System call interface: microkernels
Required reading: Improving IPC by kernel design
Overview
This lecture looks at the microkernel organization. In a
microkernel, services that a monolithic kernel implements in the
kernel are running as user-level programs. For example, the file
system, UNIX process management, pager, and network protocols each run
in a separate user-level address space. The microkernel itself
supports only the services that are necessary to allow system services
to run well in user space; a typical microkernel has at least support
for creating address spaces, threads, and inter process communication.
The potential advantages of a microkernel are simplicity of the
kernel (small), isolation of operating system components (each runs in
its own user-level address space), and flexibility (we can have a file
server and a database server).

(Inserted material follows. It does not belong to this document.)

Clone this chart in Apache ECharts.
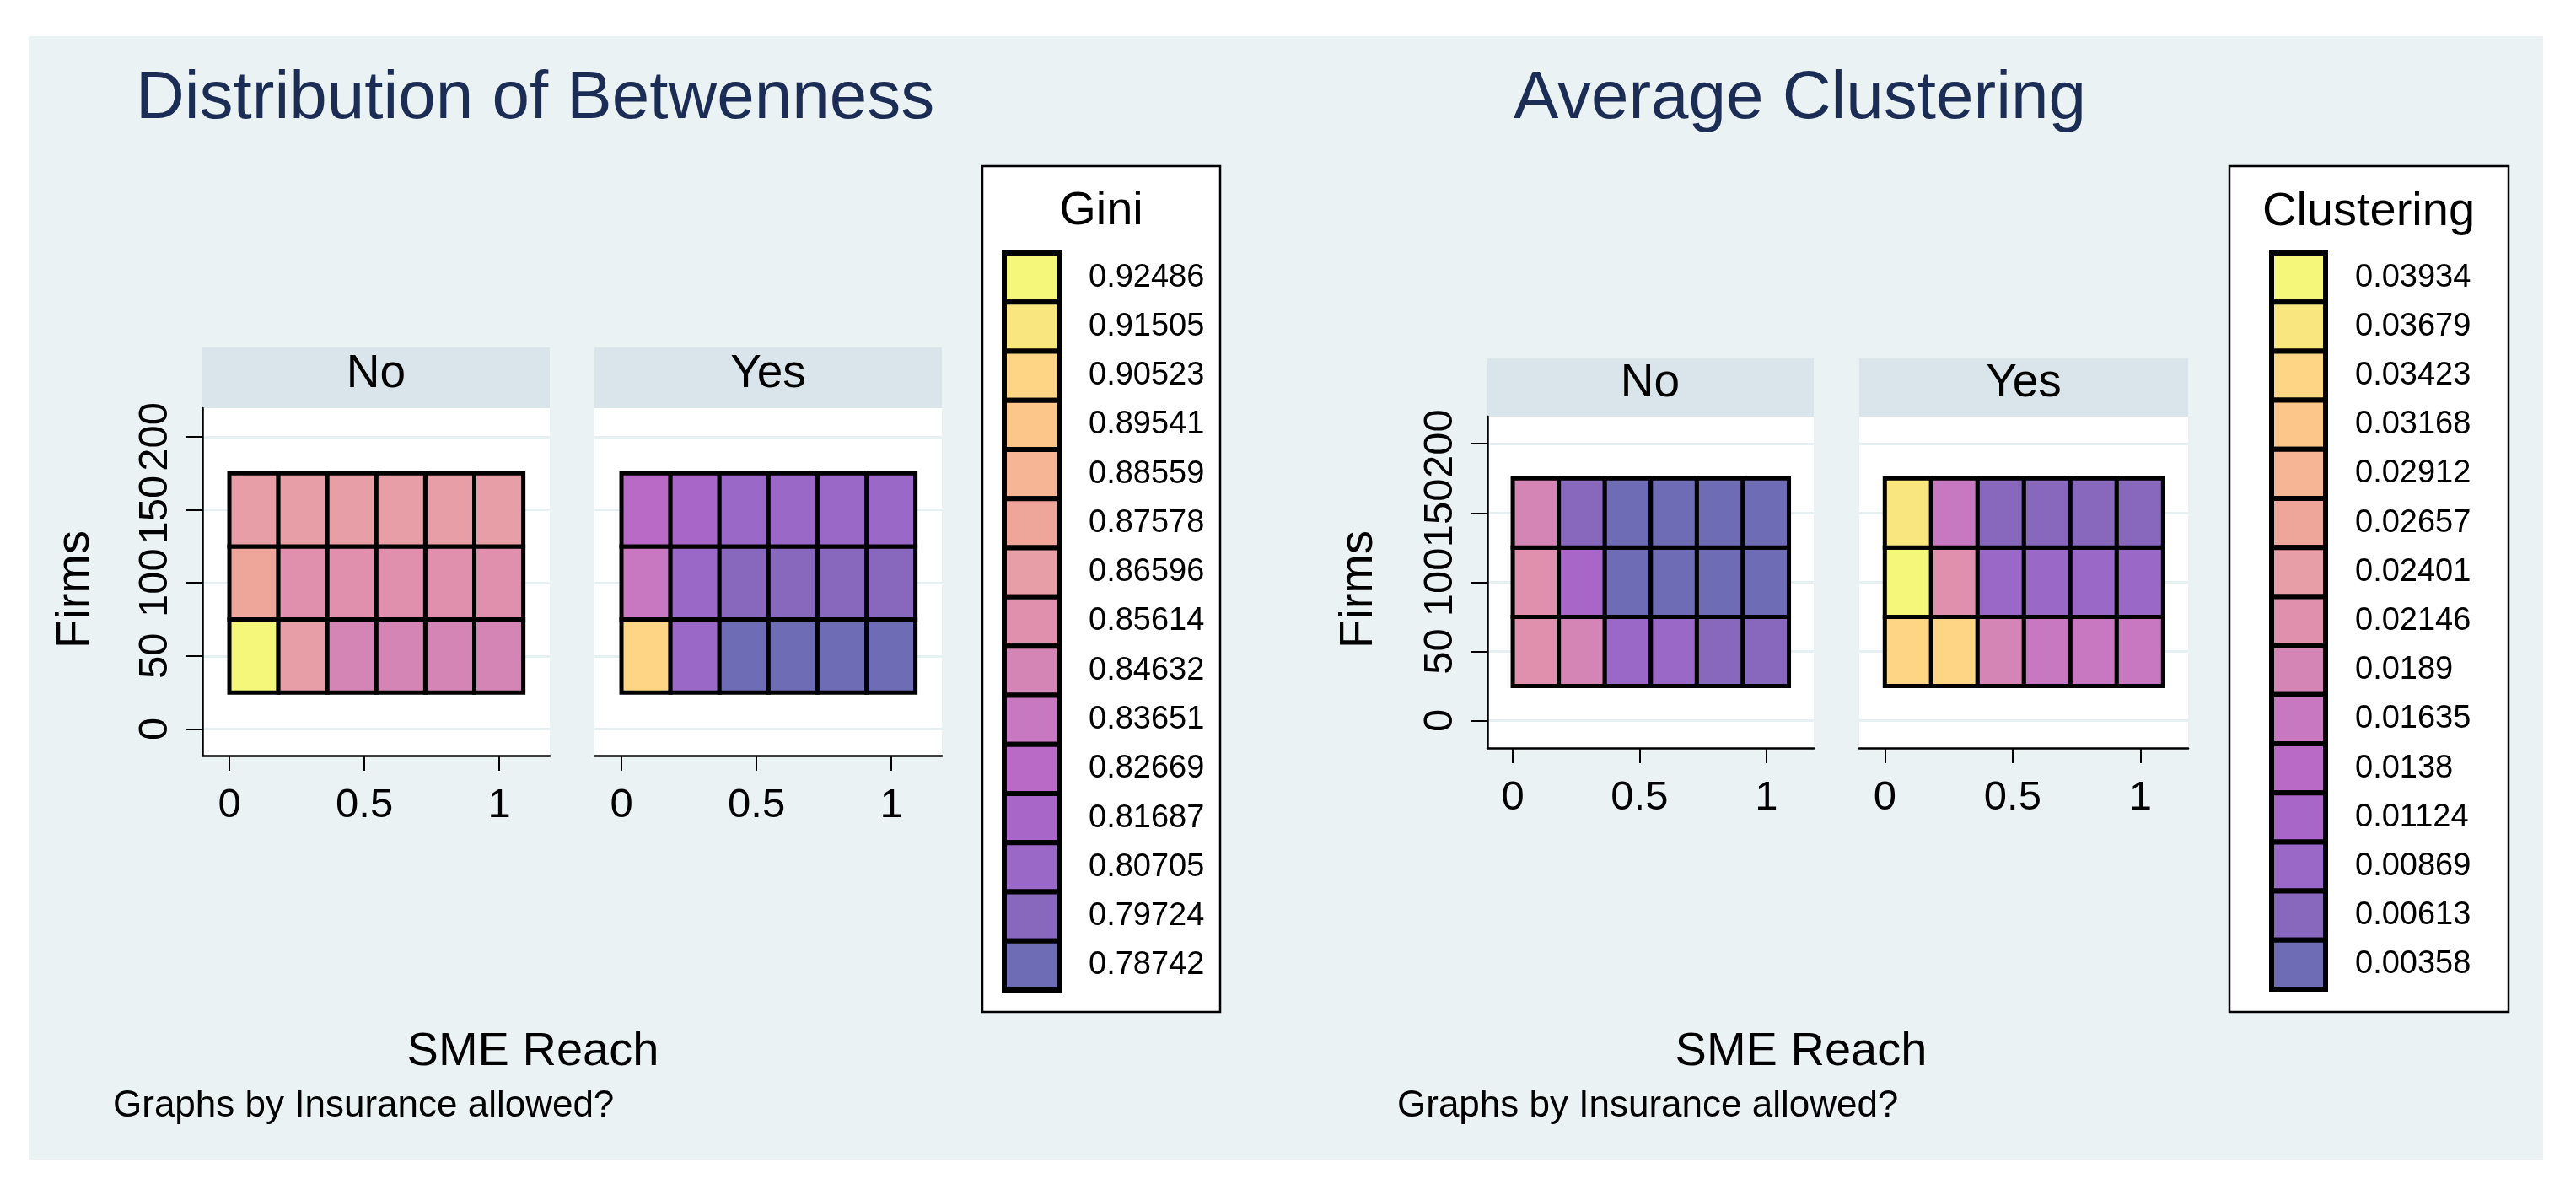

One potential disadvantage is
performance loss, because what in a monolithich kernel requires a
single system call may require in a microkernel multiple system calls
and context switches.
One way in how microkernels differ from each other is the exact
kernel API they implement. For example, Mach (a system developed at
CMU, which influenced a number of commercial operating systems) has
the following system calls: processes (create, terminate, suspend,
resume, priority, assign, info, threads), threads (fork, exit, join,
detach, yield, self), ports and messages (a port is a unidirectionally
communication channel with a message queue and supporting primitives
to send, destroy, etc), and regions/memory objects (allocate,
deallocate, map, copy, inherit, read, write).
Some microkernels are more "microkernel" than others. For example,
some microkernels implement the pager in user space but the basic
virtual memory abstractions in the kernel (e.g, Mach); others, are
more extreme, and implement most of the virtual memory in user space
(L4). Yet others are less extreme: many servers run in their own
address space, but in kernel mode (Chorus).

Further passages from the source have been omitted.